Lewis has a decent point, but his argument fails to address two things: First, there is no evidence to suggest that ASU students do research, but we'll humor him and give him the benefit of the doubt on this point.

But what about the other Internet activities that demand bandwidth, such as gaming or other multimedia operations? Of course, the reason that no one is cracking down on these is that they do not step on the toes of corporate profits.

Fred Estrella, an information technology officer at NAU, suggested that students rat one another out for such usage. But if another student comes to me and threatens to snitch for downloading a song I will bludgeon him about the face repeatedly until he realizes that I am not the enemy (then probably a little while longer just to make sure). The true protagonist here is the greed of the entertainment arena.

The industry's propaganda of choice appeals to our code of ethics, proposing that paying these artists for their music is the right thing to do. They claim that in a few years' time, if pirating continues, the entertainers and all of those hard-working Americans involved in this multi-billion dollar industry will suffer.

What you do not see is a rich, mammon CEO damning his luck that he cannot take all of our money. If the industry was losing this battle so badly, they would not be able to afford propaganda as we will soon see in nationwide anti-piracy movie trailers. Such is the act of a business hungry for greater profits, not starving because of fair use.

Other than label whores such as Lars Ulrich, the record companies are the only ones crying mercy, not the artists. The artists make only pennies from each CD sold; most of their money comes from touring. If these corporations go the way of the dodo, it will simply bring about more bands like the Phunk Junkeez, who refuse to surrender all of their money to a record label and instead market their own music.
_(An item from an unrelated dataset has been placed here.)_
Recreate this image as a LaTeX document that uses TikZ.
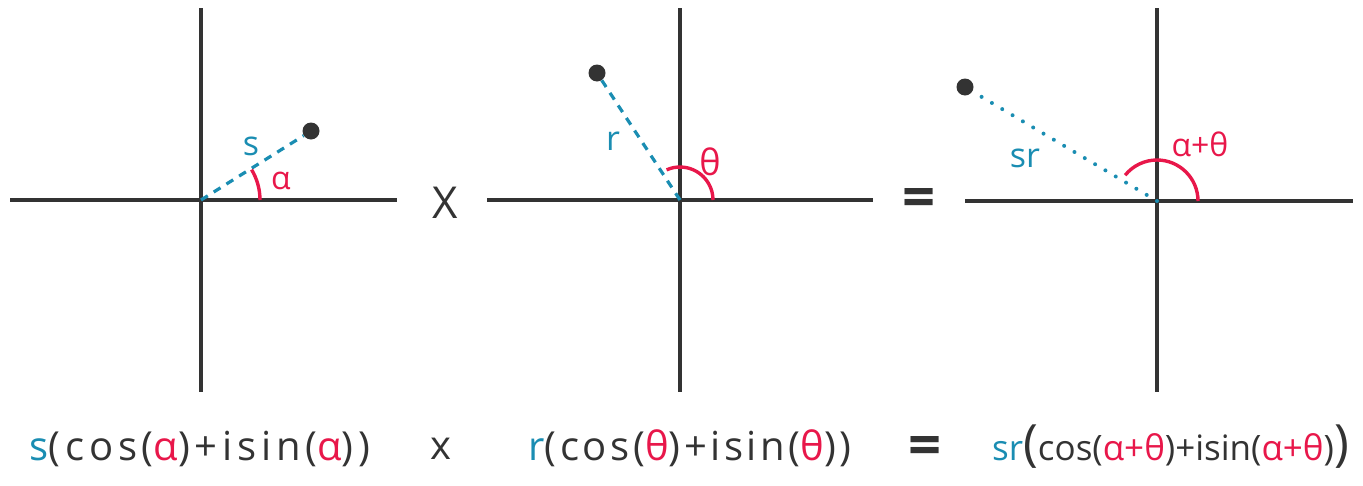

Though industry profits are up, and polls show that free usage does nothing but spawn more consumer spending, they still harp on how much more they could have made.

There has never been a shortage of people dying to have their music heard, and the notion that this will simply stop if and when profits slow is entirely erroneous. I am ashamed to see the BHC succumbing to such insistences.

While a million bucks a year goes to bandwidth, they cannot use the argument that there is no money to pay for more; not when they are currently throwing money away to enforce this Drachonian rule.

It is bad enough that the BHC heeds the complaints of people hired to smoke out piracy, but counting on brown-nosing students to say "he done it" is more immoral than sharing a couple of one-hit wonders with friends. There is hope for BHC students; big brother is only watching for these downloads from 6 a.m. to midnight, so be sure to do your pirating in the wee hours.

I encourage every student to slap on an eye patch, cry "arrrrgh" and get your music for free, 'cause being a pirate beats being a snitch any day.